Tidak hanya dalam aspek menjaga kelestarian ekosistem namun juga berbagai upaya yang dikembangkan untuk memperbaiki tata Kelola pengurusan wilayah pesisir termasuk mendorong peningkatan ekonomi komunitas.

Peningkatan ekonomi komunitas melalui pengelolaan pesisir yang berkelanjutan merupakan strategi untuk mendorongkan perubahan yang terjadi di masyarakat terutama terkait resilience sekaligus meningkatkan taraf hidup komunitas.

Mangrove Penguat Ekonomi Komunitas

Andi Anwar, Direktur Yayasan Bonebula yang berbasis di Donggala, Sulawesi Tengah mengungkap jika tantangan yang dihadapi di Donggala dan Teluk Palu secara umum yakni degradasi lahan mangrove yang semakin masif.

Saat ini luasan mangrove di Kabupaten Donggala sebesar 1531,47 Hektar tersebar di 14 Kecamatan dari 16 Kecamatan. Kondisi mangrove tersebut turut mengalami degradasi.

“Kami melakukan riset bersama Yayasan Konservasi Laut (YKL) Indonesia mendapatkan dalam 4 tahun (2015-2019) terjadi penurunan luasan sebesar 12% dari 66,89 Ha menjadi 59,11 Ha atau sebesar 7.78 Ha,” jelasnya.

Ia juga menjelaskan jika saat ini luas Mangrove di Teluk Palu 59,11 Hektar, sebanyak 98% berada di Kecamatan Banawa Kabupaten Donggala yaitu 58,21 Ha. Data dari Kemenkomar (saat ini Kemenkomarves) mengungkap sebanyak 768 Hektar dalam kondisi kritis.

“Kami memproyeksikan jika tidak adanya partisipasi bersama maka yang dikhawatirkan mangrove akan semakin terkikis,” ujarnya.

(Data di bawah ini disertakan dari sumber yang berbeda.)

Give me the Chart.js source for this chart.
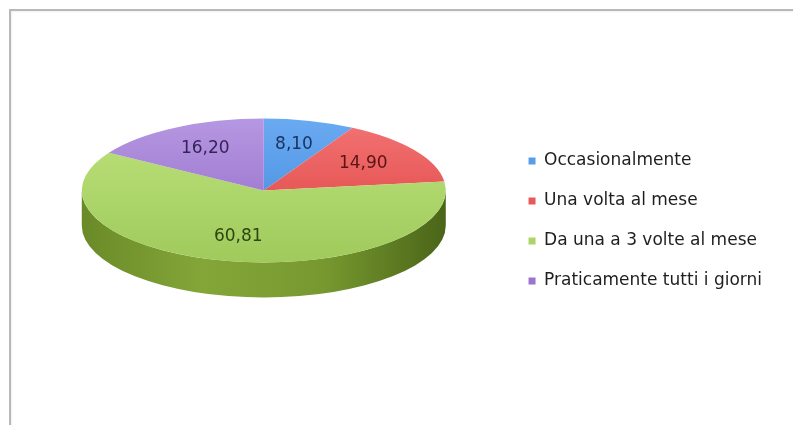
<!DOCTYPE html>
<html>
<head>
<meta charset="utf-8">
<script src="https://cdn.jsdelivr.net/npm/chart.js@4/dist/chart.umd.min.js"></script>
<style>
  html, body { margin: 0; background: #fff; overflow: hidden; }
  #frame {
    position: absolute; left: 9px; top: 9px; width: 800px; height: 430px;
    border-top: 2px solid #b8b8b8; border-left: 2px solid #b8b8b8;
    box-shadow: inset 1px 1px 2px rgba(0,0,0,0.06);
  }
  #wrap { position: absolute; left: 0; top: 0; width: 793px; height: 425px; }
</style>
</head>
<body>
<div id="frame"></div>
<div id="wrap"><canvas id="pieChart"></canvas></div>
<script>
const categories = ['Occasionalmente', 'Una volta al mese', 'Da una a 3 volte al mese', 'Praticamente tutti i giorni'];
const shares = [8.10, 14.90, 60.81, 16.20];

// top face shading, light at the back, darker toward the front
const topLight = ['#6aaaf2', '#f37474', '#bce37c', '#b697e2'];
const topDark  = ['#3d86d8', '#dc3c3c', '#a0ca5c', '#8e66c4'];
// the rim, left to right
const sideShade = [
  ['#2c66a8', '#4a88cc', '#24538a'],
  ['#a82828', '#c84444', '#8a2020'],
  ['#6a8a28', '#84a638', '#77982f', '#4a6518'],
  ['#5e3f8c', '#7658a8', '#4c3274']
];
const labelInk = ['#1b3460', '#5a1414', '#2d4510', '#33245a'];

function fmt(v) {
  return v.toFixed(2).replace('.', ',');
}

// squashes the pie into an ellipse, adds a rim underneath and writes the values
const pie3d = {
  id: 'pie3d',
  beforeDatasetsDraw(chart, args, opts) {
    const arcs = chart.getDatasetMeta(0).data;
    if (!arcs.length) return;
    const { x, y, outerRadius: r } = arcs[0];
    const ry = r * opts.tilt;
    const top = y - opts.depth / 2;
    const ctx = chart.ctx;

    ctx.save();
    arcs.forEach((arc, i) => {
      const s = Math.max(arc.startAngle, 0);
      const e = Math.min(arc.endAngle, Math.PI);
      if (e <= s) return;
      const g = ctx.createLinearGradient(x - r, 0, x + r, 0);
      sideShade[i].forEach((c, k, arr) => g.addColorStop(k / (arr.length - 1), c));
      ctx.beginPath();
      ctx.ellipse(x, top, r, ry, 0, s, e);
      ctx.ellipse(x, top + opts.depth, r, ry, 0, e, s, true);
      ctx.closePath();
      ctx.fillStyle = g;
      ctx.fill();
    });
    ctx.restore();

    ctx.save();
    ctx.translate(x, top);
    ctx.scale(1, opts.tilt);
    ctx.translate(-x, -y);
  },
  afterDatasetsDraw(chart, args, opts) {
    const ctx = chart.ctx;
    ctx.restore();
    const arcs = chart.getDatasetMeta(0).data;
    if (!arcs.length) return;
    const { x, y, outerRadius: r } = arcs[0];
    const ry = r * opts.tilt;
    const top = y - opts.depth / 2;
    ctx.save();
    ctx.font = '17px "DejaVu Sans"';
    ctx.textAlign = 'center';
    ctx.textBaseline = 'middle';
    arcs.forEach((arc, i) => {
      const mid = (arc.startAngle + arc.endAngle) / 2;
      const lx = x + Math.cos(mid) * r * opts.labelAt;
      const ly = top + Math.sin(mid) * ry * opts.labelAt;
      ctx.fillStyle = labelInk[i];
      ctx.fillText(fmt(shares[i]), lx, ly);
    });
    ctx.restore();
  }
};

new Chart(document.getElementById('pieChart'), {
  type: 'pie',
  data: {
    labels: categories,
    datasets: [{
      data: shares,
      borderWidth: 0,
      hoverOffset: 0,
      clip: false,
      backgroundColor: (c) => {
        const area = c.chart.chartArea;
        const i = c.dataIndex;
        if (!area) return topDark[i];
        const g = c.chart.ctx.createLinearGradient(0, area.top, 0, area.bottom);
        g.addColorStop(0, topLight[i]);
        g.addColorStop(1, topDark[i]);
        return g;
      }
    }]
  },
  options: {
    responsive: true,
    maintainAspectRatio: false,
    animation: false,
    layout: { padding: { top: 26, bottom: 35, left: 22, right: 21 } },
    plugins: {
      tooltip: { enabled: false },
      legend: {
        position: 'right',
        title: { display: true, text: '', padding: 0, font: { size: 20, lineHeight: 1.3 } },
        labels: {
          boxWidth: 7,
          boxHeight: 7,
          padding: 23,
          color: '#1e1e1e',
          font: { family: '"DejaVu Sans"', size: 17 }
        }
      },
      pie3d: { tilt: 0.395, depth: 35, labelAt: 0.66 }
    }
  },
  plugins: [pie3d]
});
</script>
</body>
</html>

Menurutnya terdapat tiga tantangan yang dihadapi dalam konservasi mangrove di Donggala. Pertama yakni minimnya pengetahuan dan keterampilan para pegiata mangrove. Kemudian dari segi kebijakan perlindungan dan pelestarian mangrove yang belum menjadi prioritas para pihak. Terakhir perlunya kesadaran dan kepedulian masyarakat pesisir dalam pengelolaan mangrove secara berkelanjutan.

“Ada masalah yang dihadapi kita sebagai pegiat mangrove di Donggala yaitu degradasi lahan dan alih fungsi lahan. Kebijakan yang belum tegas dalam memberikan sanksi terkait alih fungsi lahan,” ungkapnya.

“Pelibatan masyarakat untuk secara bersama melindungi dan melestarikan mangrove di wilayah mereka. Selain itu penguatan pegiat mangrove secara pengetahuan sangat dibutuhkan, tambahnya.

Sejak 2019, Yayasan Bonebula turut mendorong perbaikan dan pengelolaan mangrove di Donggala dan Teluk Palu. Sampai saat ini terdapat 7 kelompok dampingan untuk melakukan rehabilitasi dan pengelolaan mangrove.

“Saat ini, sejak 2019 kami dorong dan kami mengintervensi kebijakan di level pemerintah daerah. Sudah ada draft Ranperda perlindungan dan pengelolaan mangrove yang berkejalanjutan,” ungkapnya.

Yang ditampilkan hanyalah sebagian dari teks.